* Recorded information:
* * *

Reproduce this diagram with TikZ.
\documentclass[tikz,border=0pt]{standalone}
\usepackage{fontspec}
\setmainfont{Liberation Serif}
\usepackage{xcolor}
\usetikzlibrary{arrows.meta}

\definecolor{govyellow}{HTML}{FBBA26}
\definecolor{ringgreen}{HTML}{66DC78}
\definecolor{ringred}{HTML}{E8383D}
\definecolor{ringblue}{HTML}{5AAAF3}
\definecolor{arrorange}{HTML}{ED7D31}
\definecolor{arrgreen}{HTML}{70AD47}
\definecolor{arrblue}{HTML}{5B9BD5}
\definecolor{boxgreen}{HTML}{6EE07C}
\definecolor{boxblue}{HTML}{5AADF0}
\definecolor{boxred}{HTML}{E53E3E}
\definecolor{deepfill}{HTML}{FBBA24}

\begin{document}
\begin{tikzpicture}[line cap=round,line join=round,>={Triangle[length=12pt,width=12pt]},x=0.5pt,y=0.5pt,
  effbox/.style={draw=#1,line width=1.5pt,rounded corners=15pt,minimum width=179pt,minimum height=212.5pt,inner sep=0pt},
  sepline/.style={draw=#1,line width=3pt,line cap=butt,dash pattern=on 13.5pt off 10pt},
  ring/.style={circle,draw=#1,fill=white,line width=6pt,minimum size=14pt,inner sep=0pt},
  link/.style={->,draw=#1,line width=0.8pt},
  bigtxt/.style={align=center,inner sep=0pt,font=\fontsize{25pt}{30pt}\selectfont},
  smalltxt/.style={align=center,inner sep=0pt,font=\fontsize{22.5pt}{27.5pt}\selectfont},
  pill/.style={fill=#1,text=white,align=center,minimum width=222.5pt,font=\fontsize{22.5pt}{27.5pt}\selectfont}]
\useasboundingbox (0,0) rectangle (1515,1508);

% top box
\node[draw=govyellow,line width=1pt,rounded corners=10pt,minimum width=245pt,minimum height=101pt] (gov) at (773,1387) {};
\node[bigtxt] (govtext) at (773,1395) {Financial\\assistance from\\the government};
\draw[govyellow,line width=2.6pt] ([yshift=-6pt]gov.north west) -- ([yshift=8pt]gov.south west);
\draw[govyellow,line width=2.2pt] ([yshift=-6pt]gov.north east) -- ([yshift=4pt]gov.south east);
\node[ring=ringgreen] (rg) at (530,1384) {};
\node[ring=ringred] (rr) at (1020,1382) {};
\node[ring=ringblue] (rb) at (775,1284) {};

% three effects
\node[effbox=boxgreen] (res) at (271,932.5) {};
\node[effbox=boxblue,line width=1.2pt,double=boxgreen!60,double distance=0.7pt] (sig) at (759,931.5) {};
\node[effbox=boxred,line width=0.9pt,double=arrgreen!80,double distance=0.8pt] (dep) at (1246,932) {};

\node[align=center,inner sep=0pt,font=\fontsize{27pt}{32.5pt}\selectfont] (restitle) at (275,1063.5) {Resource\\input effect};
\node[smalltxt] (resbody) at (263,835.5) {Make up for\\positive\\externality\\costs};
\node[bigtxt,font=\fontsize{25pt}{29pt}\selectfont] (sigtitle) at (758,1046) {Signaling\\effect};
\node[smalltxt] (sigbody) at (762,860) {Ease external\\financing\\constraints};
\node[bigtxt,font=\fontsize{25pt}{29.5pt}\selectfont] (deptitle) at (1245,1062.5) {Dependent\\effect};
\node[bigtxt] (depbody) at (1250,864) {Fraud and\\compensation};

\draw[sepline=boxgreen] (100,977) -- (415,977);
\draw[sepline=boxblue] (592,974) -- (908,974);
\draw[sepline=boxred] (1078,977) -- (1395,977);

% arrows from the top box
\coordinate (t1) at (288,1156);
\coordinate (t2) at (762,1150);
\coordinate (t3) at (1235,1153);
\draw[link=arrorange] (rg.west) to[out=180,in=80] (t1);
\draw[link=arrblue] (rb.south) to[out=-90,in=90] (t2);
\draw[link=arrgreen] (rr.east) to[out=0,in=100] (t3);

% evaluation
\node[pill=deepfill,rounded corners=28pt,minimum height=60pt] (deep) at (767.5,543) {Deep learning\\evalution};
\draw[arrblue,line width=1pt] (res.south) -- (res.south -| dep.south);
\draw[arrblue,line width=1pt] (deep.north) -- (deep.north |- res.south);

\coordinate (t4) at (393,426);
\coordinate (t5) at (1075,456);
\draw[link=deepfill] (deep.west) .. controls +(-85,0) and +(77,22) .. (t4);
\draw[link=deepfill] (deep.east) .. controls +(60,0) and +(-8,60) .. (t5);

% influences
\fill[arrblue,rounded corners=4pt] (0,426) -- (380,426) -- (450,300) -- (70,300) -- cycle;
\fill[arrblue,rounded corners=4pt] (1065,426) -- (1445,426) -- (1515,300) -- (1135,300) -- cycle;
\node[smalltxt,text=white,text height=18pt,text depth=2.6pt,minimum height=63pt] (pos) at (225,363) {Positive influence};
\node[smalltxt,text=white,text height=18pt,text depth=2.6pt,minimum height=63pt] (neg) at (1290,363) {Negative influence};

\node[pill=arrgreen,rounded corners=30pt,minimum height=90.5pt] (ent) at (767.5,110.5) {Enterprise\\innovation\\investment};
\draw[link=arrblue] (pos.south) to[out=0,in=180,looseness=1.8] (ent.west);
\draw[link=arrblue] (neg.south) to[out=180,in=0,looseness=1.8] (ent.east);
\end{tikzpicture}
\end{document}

* * *

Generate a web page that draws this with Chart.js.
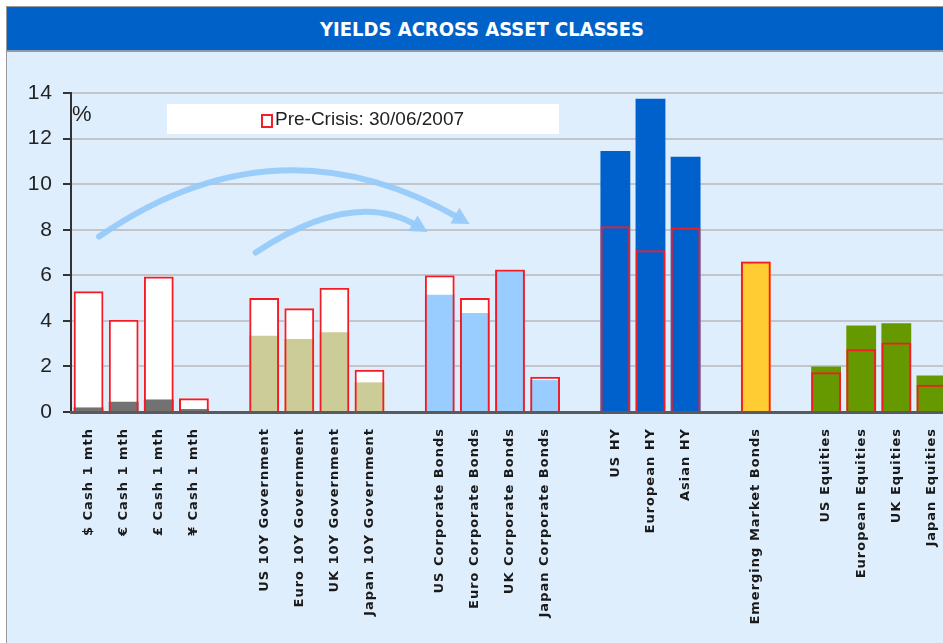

* * *

* The task: Pull out each line of the listing that holds the string "with".

* Reply:
Reproduce this diagram with TikZ.
Generate a web page that draws this with Chart.js.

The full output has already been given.